Helena e Octavio sono una coppia sposata e con una figlia, nucleo familiare qualsiasi della piccola borghesia brasiliana, ma potenzialmente di qualsiasi paese del mondo. Il film prende avvio con la perdita del lavoro da parte di Octavio, e con la decisione di avverare comunque il sogno di Helena di riaprire un minimarket in un posto gestito precedentemente da altri e ormai chiuso da tanto tempo. Presto però il market comincerà una sorta di misteriosa vita propria: prodotti che scompaiono, macchie di umidità nei muri ristrutturati di recente, chiazze di liquame che sembrano materializzarsi dal nulla.
Il desiderio di intraprendere un’attività assolutamente normale è turbato dal manifestarsi dei classici indici del cinema horror, senza che però questi giungano alle proprie estreme conseguenze o vengano mai spiegati. E Shyamalan non è certo l’unico riferimento: già nella situazione – il sostituirsi a dei misteriosi occupanti precedenti – richiama L’inquilino del terzo piano di Polanski, poi esplicitamente omaggiato con il ritrovamento di resti organici all’interno di un muro del minimarket. E non ultimo viene il maestro Bunuel, la cui eco si avverte nelle pratiche avvilenti legate alla ricerca di un lavoro da parte di Octavio, che riportano al surrealismo dei rituali borghesi alienanti dell’opera del maestro spagnolo, che proprio in Sudamerica ha gettato alcuni dei semi più fruttuosi della sua carriera.

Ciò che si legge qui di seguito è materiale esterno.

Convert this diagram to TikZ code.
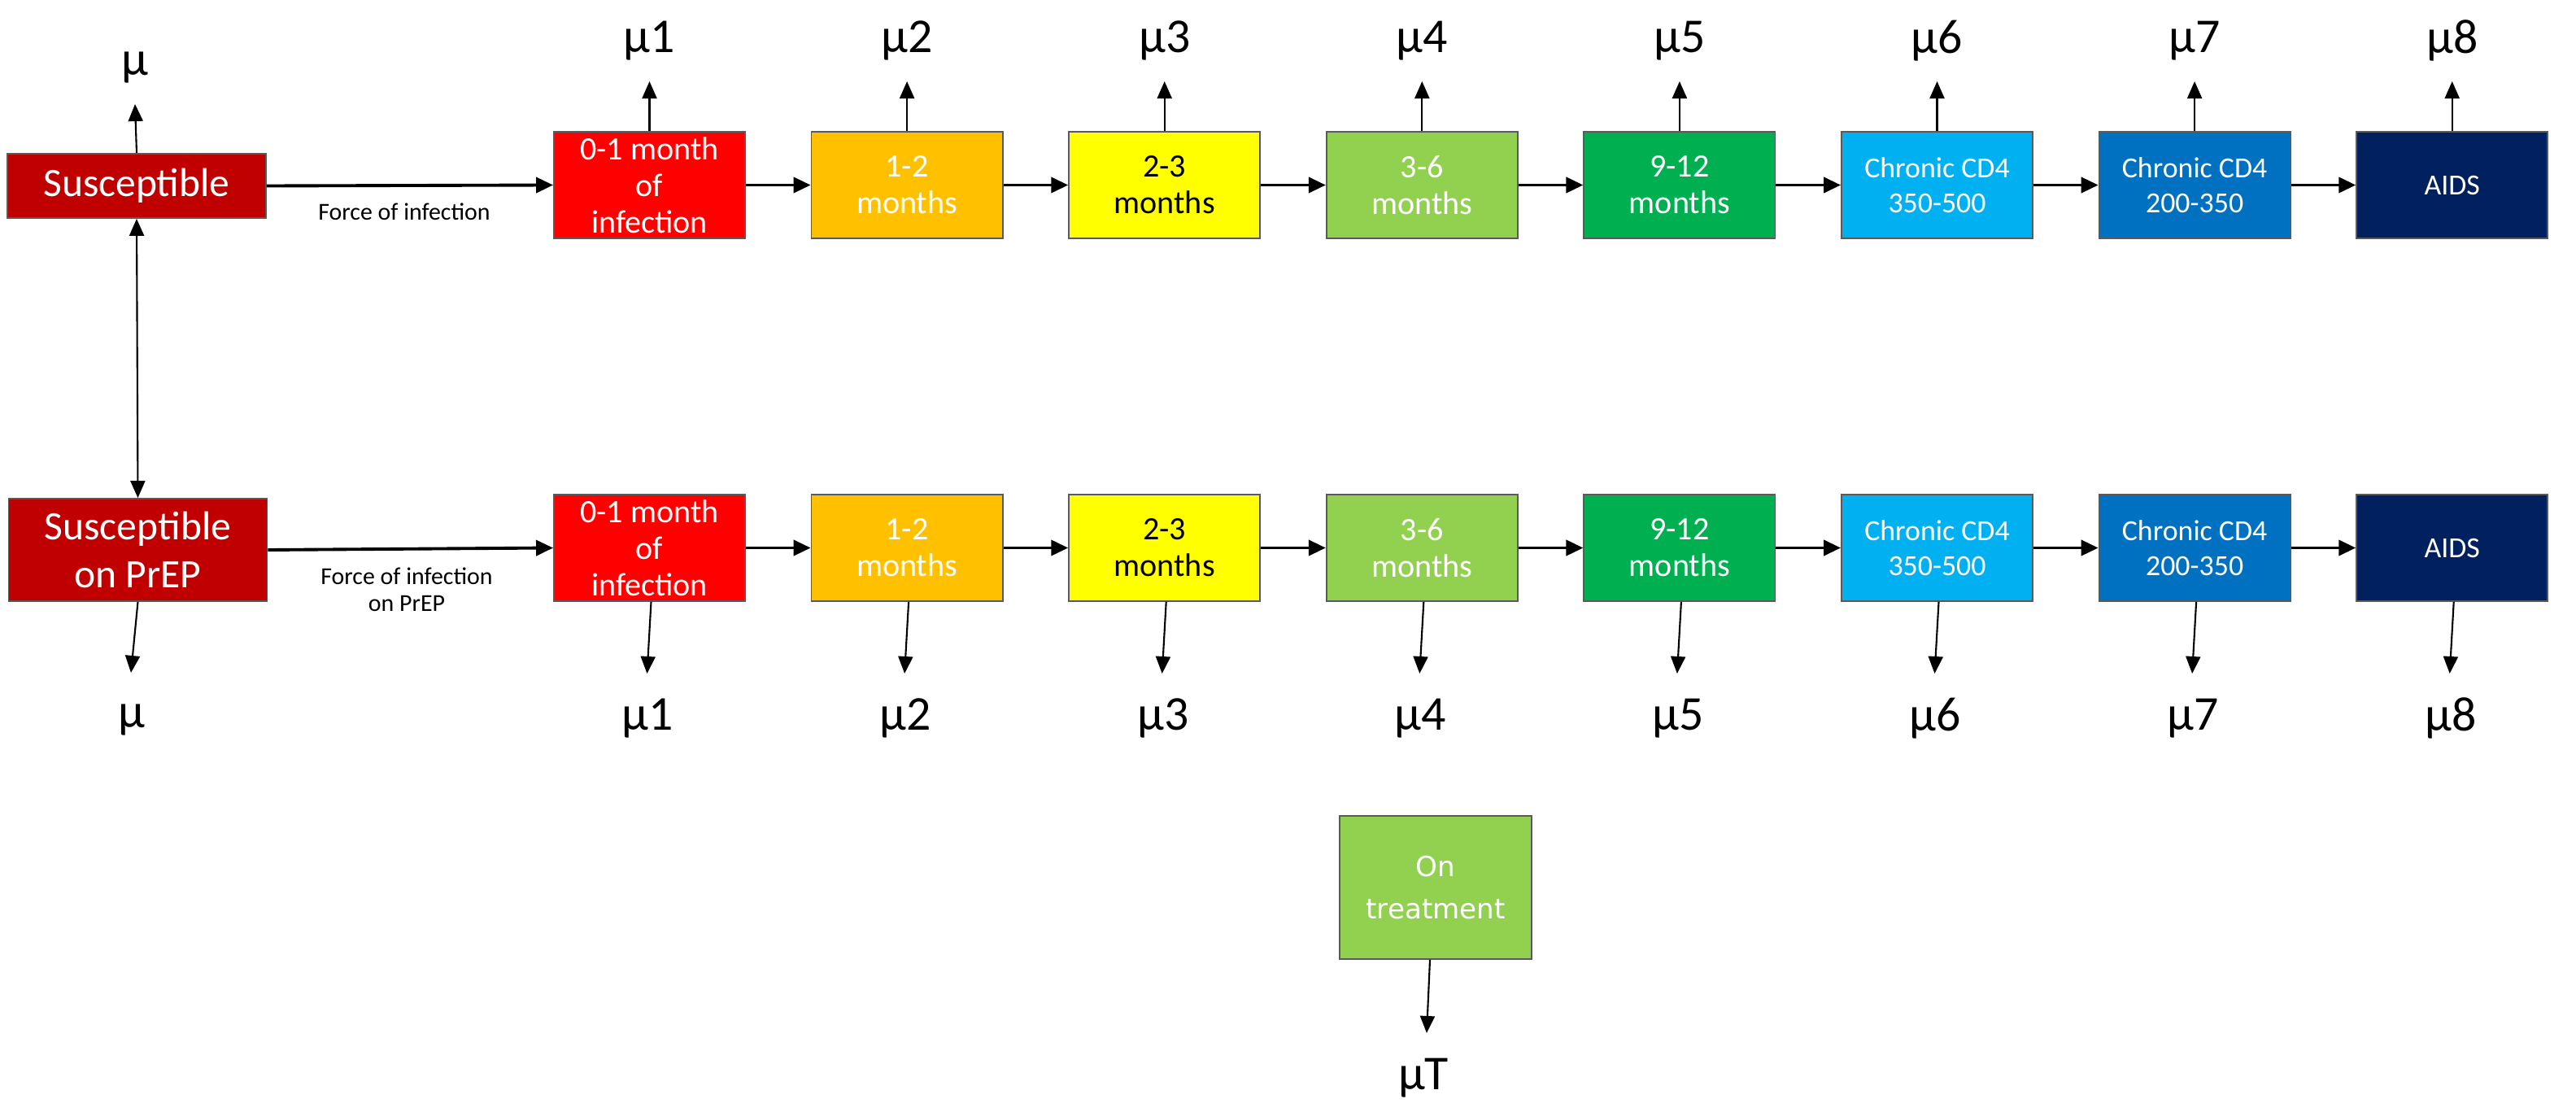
\documentclass[tikz,border=0pt]{standalone}
\usepackage{fontspec}
\setmainfont{Carlito}
\newfontfamily\verdanalike{DejaVu Sans}
\usetikzlibrary{arrows.meta}
\definecolor{cSus}{HTML}{C00000}
\definecolor{cA}{HTML}{FF0000}
\definecolor{cB}{HTML}{FFC000}
\definecolor{cC}{HTML}{FFFF00}
\definecolor{cD}{HTML}{92D050}
\definecolor{cE}{HTML}{00B050}
\definecolor{cF}{HTML}{00B0F0}
\definecolor{cG}{HTML}{0070C0}
\definecolor{cH}{HTML}{002060}
\definecolor{cBorder}{HTML}{5A5A5A}
\tikzset{
  stagebox/.style={draw=cBorder, line width=0.5pt, minimum width=2.35cm, minimum height=1.31cm,
    inner sep=0pt, align=center, text=white},
  bigtxt/.style={font=\fontsize{11.4}{12.8}\selectfont},
  smalltxt/.style={font=\fontsize{10.2}{12.2}\selectfont},
  susbox/.style={draw=cBorder, line width=0.5pt, fill=cSus, text=white, inner sep=0pt,
    align=center, minimum width=3.18cm, font=\fontsize{14.1}{17}\selectfont},
  mulabel/.style={inner sep=0pt, font=\fontsize{17}{20}\selectfont},
  flow/.style={-{Triangle[length=0.21cm,width=0.19cm]}, line width=1.1pt},
  exitarrow/.style={-{Triangle[length=0.21cm,width=0.18cm]}, line width=0.6pt},
  twoway/.style={{Triangle[length=0.21cm,width=0.18cm]}-{Triangle[length=0.21cm,width=0.18cm]}, line width=0.6pt},
  foilabel/.style={inner sep=0pt, align=center, font=\fontsize{8.5}{9.5}\selectfont}
}
\begin{document}
\begin{tikzpicture}[x=0.01cm,y=-0.01cm]
\useasboundingbox[fill=white] (0,0) rectangle (3167,1367);

% susceptible compartments
\node[susbox, minimum height=0.79cm] (sus) at (168,228.5) {Susceptible};
\node[susbox, minimum height=1.26cm] (prep) at (169.5,676) {Susceptible\\on PrEP};

\node[mulabel] (musus) at (166,83) {μ};
\coordinate (esus) at (166,128);
\draw[exitarrow] (sus.north) -- (esus);
\node[mulabel] (muprep) at (162,885) {μ};
\coordinate (eprep) at (161,827);
\draw[exitarrow] (prep.south) -- (eprep);
\draw[twoway] (sus.south) -- (prep.north);

% stage compartments
\foreach \i/\fc/\tc/\fs/\txt in {
  1/cA/white/bigtxt/{0-1 month\\of\\infection},
  2/cB/white/bigtxt/{1-2\\months},
  3/cC/black/bigtxt/{2-3\\months},
  4/cD/white/bigtxt/{3-6\\months},
  5/cE/white/bigtxt/{9-12\\months},
  6/cF/white/smalltxt/{Chronic CD4\\350-500},
  7/cG/white/smalltxt/{Chronic CD4\\200-350},
  8/cH/white/smalltxt/{AIDS}}
{
  \pgfmathsetmacro{\cx}{798.5+316.6*(\i-1)}
  \node[stagebox, fill=\fc, text=\tc, \fs] (t\i) at (\cx,227.5) {\txt};
  \node[stagebox, fill=\fc, text=\tc, \fs] (b\i) at (\cx,673.5) {\txt};
  \node[mulabel] (mt\i) at (\cx,50) {μ\i};
  \node[mulabel] (mb\i) at (\cx-2,883) {μ\i};
  \coordinate (et\i) at (\cx,100);
  \coordinate (eb\i) at (\cx-3,828);
  \draw[exitarrow] (t\i.north) -- (et\i);
  \draw[exitarrow] ([xshift=0.02cm]b\i.south) -- (eb\i);
}

% progression arrows
\draw[flow] (sus.east) -- (t1.west);
\draw[flow] (prep.east) -- (b1.west);
\foreach \i [evaluate=\i as \j using int(\i+1)] in {1,...,7}{
  \draw[flow] (t\i.east) -- (t\j.west);
  \draw[flow] (b\i.east) -- (b\j.west);
}

\node[foilabel] (foi) at (497,260) {Force of infection};
\node[foilabel] (foip) at (500,725) {Force of infection\\on PrEP};

% on treatment
\node[stagebox, fill=cD, minimum width=2.36cm, minimum height=1.76cm,
      font=\verdanalike\fontsize{9.7}{14.8}\selectfont] (treat) at (1765,1091) {On\\treatment};
\node[mulabel] (mut) at (1750,1325) {μT};
\coordinate (etreat) at (1754,1270);
\draw[exitarrow] ([xshift=-0.07cm]treat.south) -- (etreat);
\end{tikzpicture}
\end{document}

Il citazionismo postmoderno non è però declinato nella sua consueta forma cinica e tutto sommato consolatoria, ma dà vita ad un’opera originale che dipinge un’inquietante situazione costantemente in bilico tra la realtà e l’orrore in quella che in fondo è una disamina proprio delle aberrazioni - apparentemente minime, ma amplificate fino a farne risuonare l’intrinseca angosciosità – della modernità. Trabalhar Cansa si svolge tutto in interni: la casa, gli uffici dove si cerca un lavoro, il market; i luoghi del mondo globalizzato indistinguibili gli uni dagli altri a qualsiasi latitudine. "Volevamo fare un film universale", dice infatti la regista. E l’universalità sta proprio, oltre che nei riferimenti trasversali al cinema di tutto il mondo, nell’anonimato dei luoghi in cui si svolgono gli identici rituali del mondo post-globalizzazione, a metà tra la routine e l’horror, in attesa forse di un angelo sterminatore.


CAST & CREDITS

(Trabalhar Cansa) Regia: Juliana Rojas, Marco Dutra ; sceneggiatura: Juliana Rojas, Marco Dutra ; fotografia: Matheus Rocha; montaggio: Caetano Gotardo ; musica: Qong Monkon; scenografia: Fernando Zuccolotto; interpreti: Helena Albergaria (Helena), Marat Descartes (Octavio), Naloana Lima (Paula); produzione: Devenove Som e Imagen; origine: Brasile; durata: 99’.